The request
Nothing but the lines from the top of the data to the line holding "<svg></svg>" should be printed, word for word and both ends included; leave the pictures out.

--- Start Recorded data ---

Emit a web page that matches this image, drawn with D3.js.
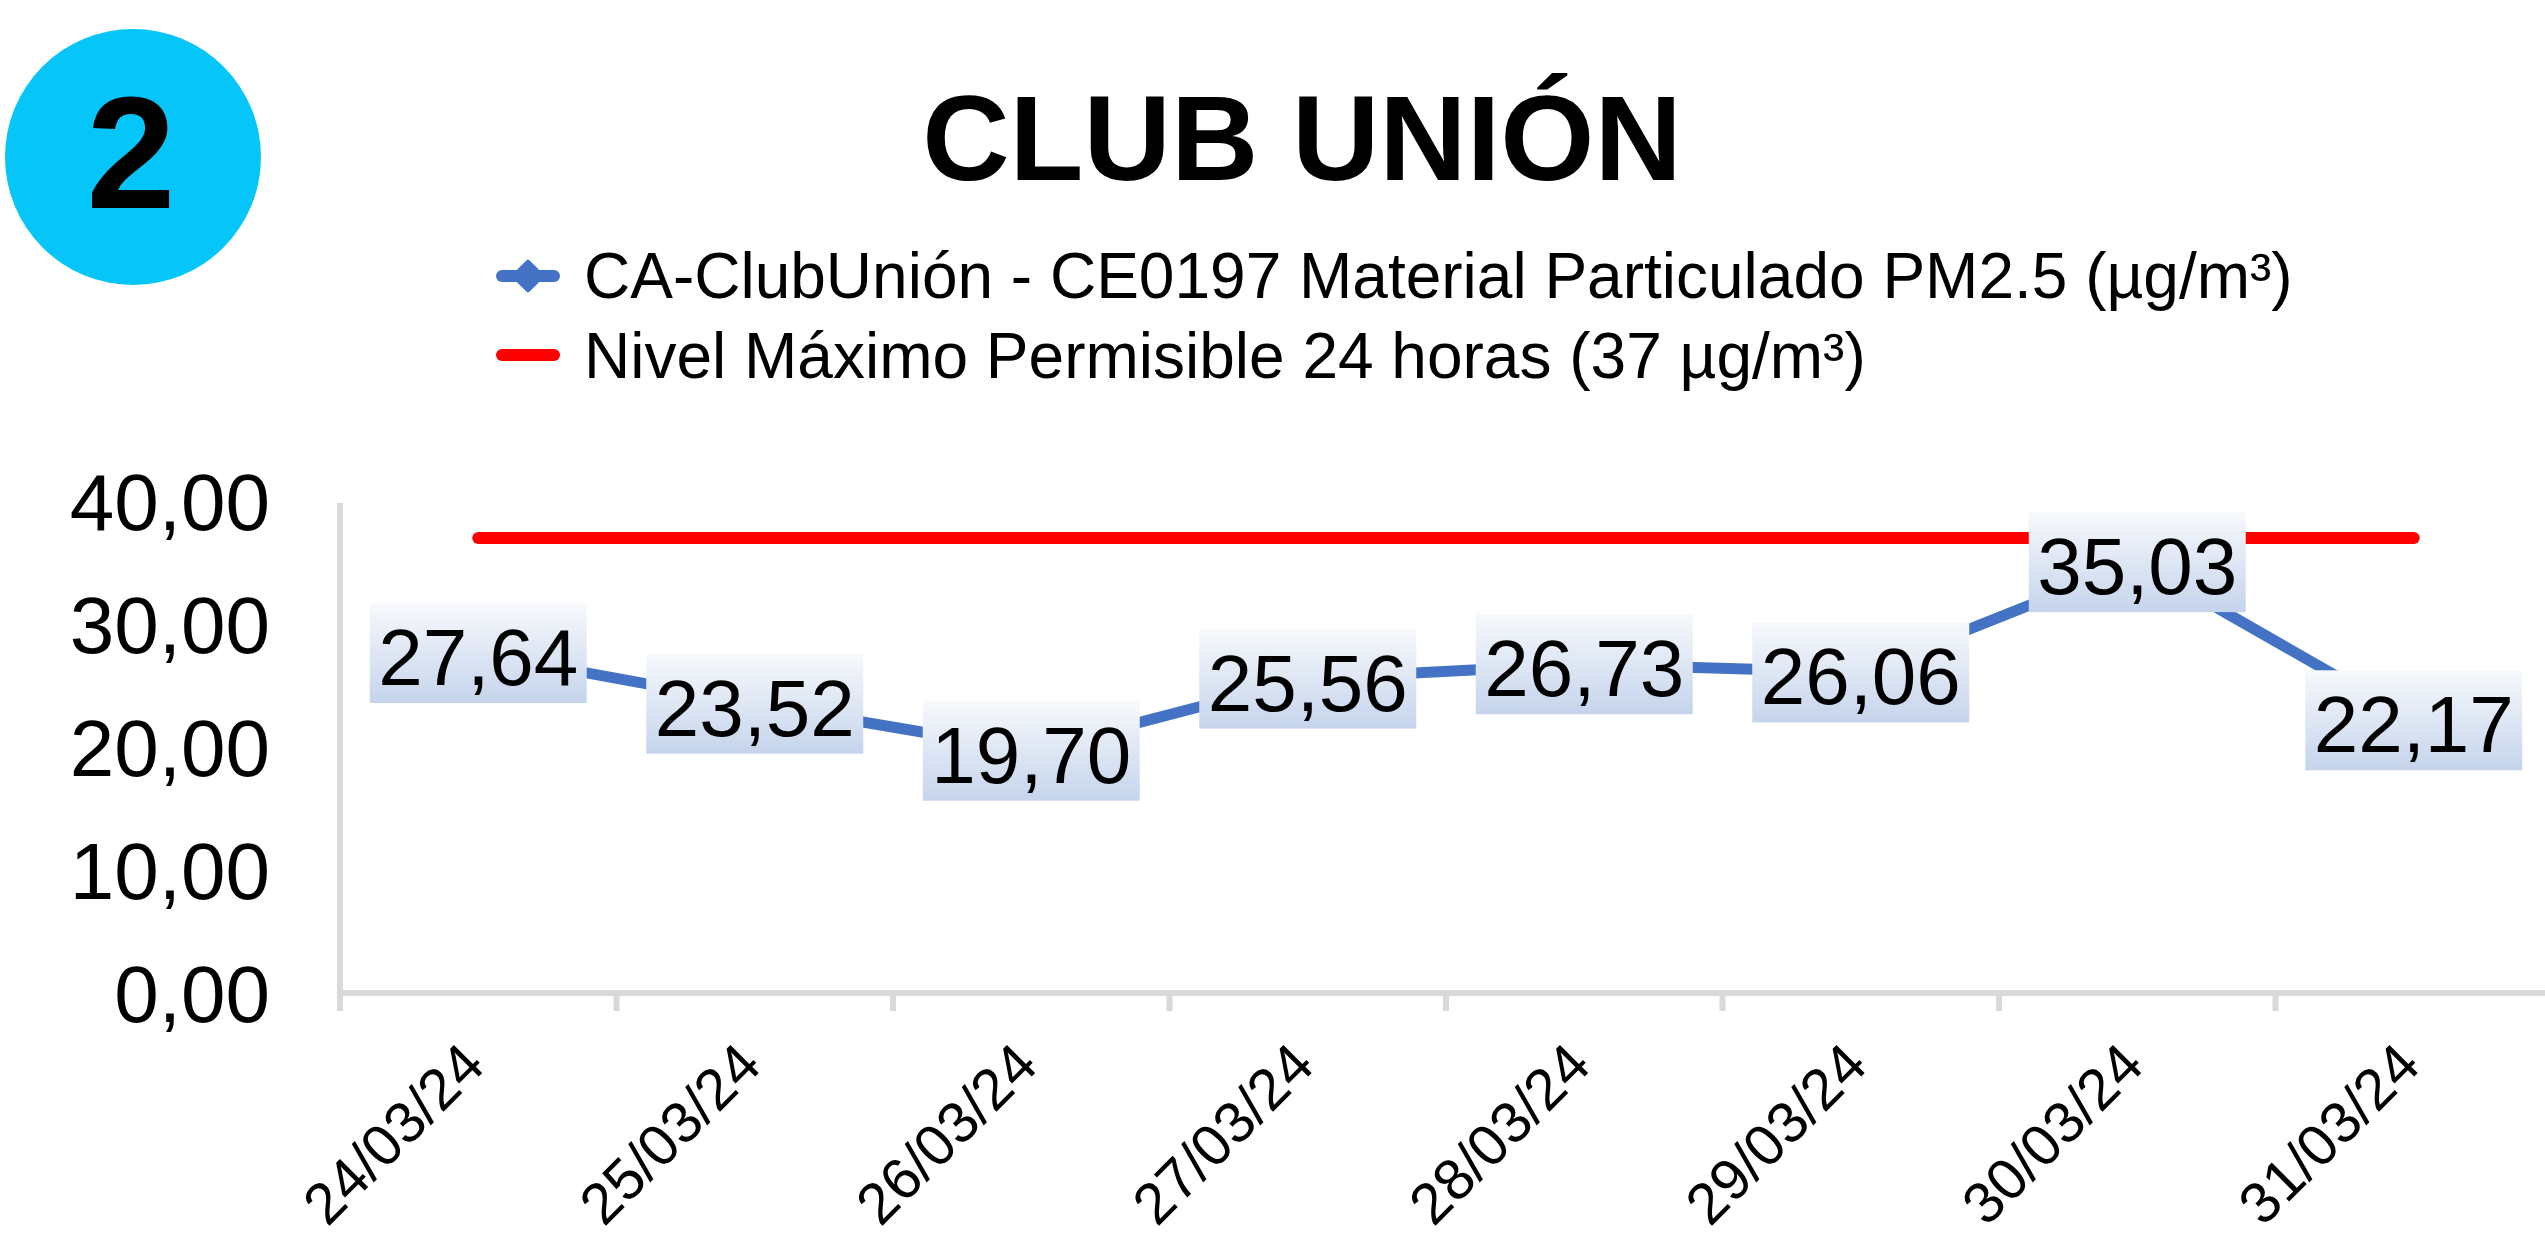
<!DOCTYPE html>
<html>
<head>
	<title>Club Unión PM2.5</title>
</head>
<style type="text/css">
	html, body {margin:0px; padding:0px; background:#fff;}
	svg {display:block;}
	text {font-family: "Liberation Sans", Arial, sans-serif; fill:#000;}
</style>
<body>

	<svg></svg>

<script src="https://d3js.org/d3.v7.min.js"></script>
<script type="text/javascript">

	// data
	var dates = ['24/03/24','25/03/24','26/03/24','27/03/24','28/03/24','29/03/24','30/03/24','31/03/24'];
	var pm25 = [27.64, 23.52, 19.70, 25.56, 26.73, 26.06, 35.03, 22.17];
	var limite = [37, 37, 37, 37, 37, 37, 37, 37];
	var yTicks = [0, 10, 20, 30, 40];
	var seriesNames = ['CA-ClubUnión - CE0197 Material Particulado PM2.5 (µg/m³)', 'Nivel Máximo Permisible 24 horas (37 µg/m³)'];
	var titulo = 'CLUB UNIÓN';
	var numero = '2';

	const W = 2545, H = 1237;
	const svg = d3.select('svg').attr('width', W).attr('height', H);

	const blue = '#4472c4', red = '#ff0000', grey = '#d9d9d9';

	// scales
	let x = d3.scaleBand().domain(dates).range([340, 340 + 8*276.5]).padding(0);
	let y = d3.scaleLinear().domain([0, 40]).range([993, 501]);
	let cx = function(d) { return x(d) + x.bandwidth()/2; };

	// gradient for data labels
	let grad = svg.append('defs').append('linearGradient')
		.attr('id', 'lblGrad').attr('x1', 0).attr('y1', 0).attr('x2', 0).attr('y2', 1);
	grad.append('stop').attr('offset', '0%').attr('stop-color', '#f7f9fc');
	grad.append('stop').attr('offset', '100%').attr('stop-color', '#c5d4ec');

	// badge
	svg.append('circle').attr('cx', 133).attr('cy', 157).attr('r', 128).attr('fill', '#05c5f9');
	svg.append('text').attr('x', 131).attr('y', 208).attr('text-anchor', 'middle')
		.style('font-size', '160px').style('font-weight', 'bold').text(numero);

	// title
	svg.append('text').attr('x', 1302).attr('y', 180).attr('text-anchor', 'middle')
		.style('font-size', '121px').style('font-weight', 'bold').text(titulo);

	// legend
	let leg = svg.append('g');
	leg.append('line').attr('x1', 502).attr('x2', 554).attr('y1', 276).attr('y2', 276)
		.attr('stroke', blue).attr('stroke-width', 12).attr('stroke-linecap', 'round');
	leg.append('path').attr('d', d3.symbol(d3.symbolDiamond2, 520)()).attr('transform', 'translate(528,276)')
		.attr('fill', blue).attr('stroke', blue).attr('stroke-width', 4).attr('stroke-linejoin', 'round');
	leg.append('line').attr('x1', 502).attr('x2', 554).attr('y1', 355).attr('y2', 355)
		.attr('stroke', red).attr('stroke-width', 12).attr('stroke-linecap', 'round');
	leg.selectAll('text.leg').data(seriesNames).enter().append('text')
		.attr('class', 'leg').attr('x', 584).attr('y', function(d,i) { return 298 + i*80; })
		.style('font-size', '64px').text(function(d) { return d; });

	// axes
	svg.append('line').attr('x1', 340).attr('x2', 340).attr('y1', y(40) + 2).attr('y2', y(0))
		.attr('stroke', grey).attr('stroke-width', 6);
	svg.append('line').attr('x1', 337).attr('x2', 340 + 8*276.5).attr('y1', y(0)).attr('y2', y(0))
		.attr('stroke', grey).attr('stroke-width', 6);
	svg.selectAll('line.tick').data(dates.concat(['end'])).enter().append('line')
		.attr('class', 'tick')
		.attr('x1', function(d,i) { return 340 + i*x.step(); })
		.attr('x2', function(d,i) { return 340 + i*x.step(); })
		.attr('y1', y(0)).attr('y2', 1011)
		.attr('stroke', grey).attr('stroke-width', 6);

	let yAxis = d3.axisLeft(y).tickValues(yTicks).tickSize(0).tickPadding(70)
		.tickFormat(function(d) { return d3.format('.2f')(d).replace('.', ','); });
	let yg = svg.append('g').attr('transform', 'translate(340,0)').call(yAxis);
	yg.select('.domain').remove();
	yg.selectAll('text').attr('dy', '0.35em').style('font-size', '80px')
		.style('font-family', '"Liberation Sans", Arial, sans-serif').attr('fill', '#000');

	// x labels
	svg.selectAll('text.xlab').data(dates).enter().append('text')
		.attr('class', 'xlab')
		.attr('text-anchor', 'end')
		.attr('transform', function(d) { return 'translate(' + (cx(d) + 9) + ',1068) rotate(-45)'; })
		.style('font-size', '58px')
		.text(function(d) { return d; });

	// limit line
	svg.append('path').datum(limite)
		.attr('d', d3.line().x(function(d,i) { return cx(dates[i]); }).y(function(d) { return y(d); }))
		.attr('fill', 'none').attr('stroke', red).attr('stroke-width', 12).attr('stroke-linecap', 'round');

	// PM2.5 series
	svg.append('path').datum(pm25)
		.attr('d', d3.line().x(function(d,i) { return cx(dates[i]); }).y(function(d) { return y(d); }))
		.attr('fill', 'none').attr('stroke', blue).attr('stroke-width', 11).attr('stroke-linejoin', 'round');

	// data labels
	let lbl = svg.selectAll('g.lbl').data(pm25).enter().append('g')
		.attr('class', 'lbl')
		.attr('transform', function(d,i) { return 'translate(' + cx(dates[i]) + ',' + y(d) + ')'; });
	lbl.append('rect').attr('x', -108.5).attr('y', -50).attr('width', 217).attr('height', 100)
		.attr('fill', 'url(#lblGrad)');
	lbl.append('text').attr('text-anchor', 'middle').attr('dy', '0.4em')
		.style('font-size', '80px')
		.text(function(d) { return d3.format('.2f')(d).replace('.', ','); });

</script>
</body>
</html>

--- End Recorded data ---

Full solution
Emit a web page that matches this image, drawn with D3.js.
<!DOCTYPE html>
<html>
<head>
	<title>Club Unión PM2.5</title>
</head>
<style type="text/css">
	html, body {margin:0px; padding:0px; background:#fff;}
	svg {display:block;}
	text {font-family: "Liberation Sans", Arial, sans-serif; fill:#000;}
</style>
<body>

	<svg></svg>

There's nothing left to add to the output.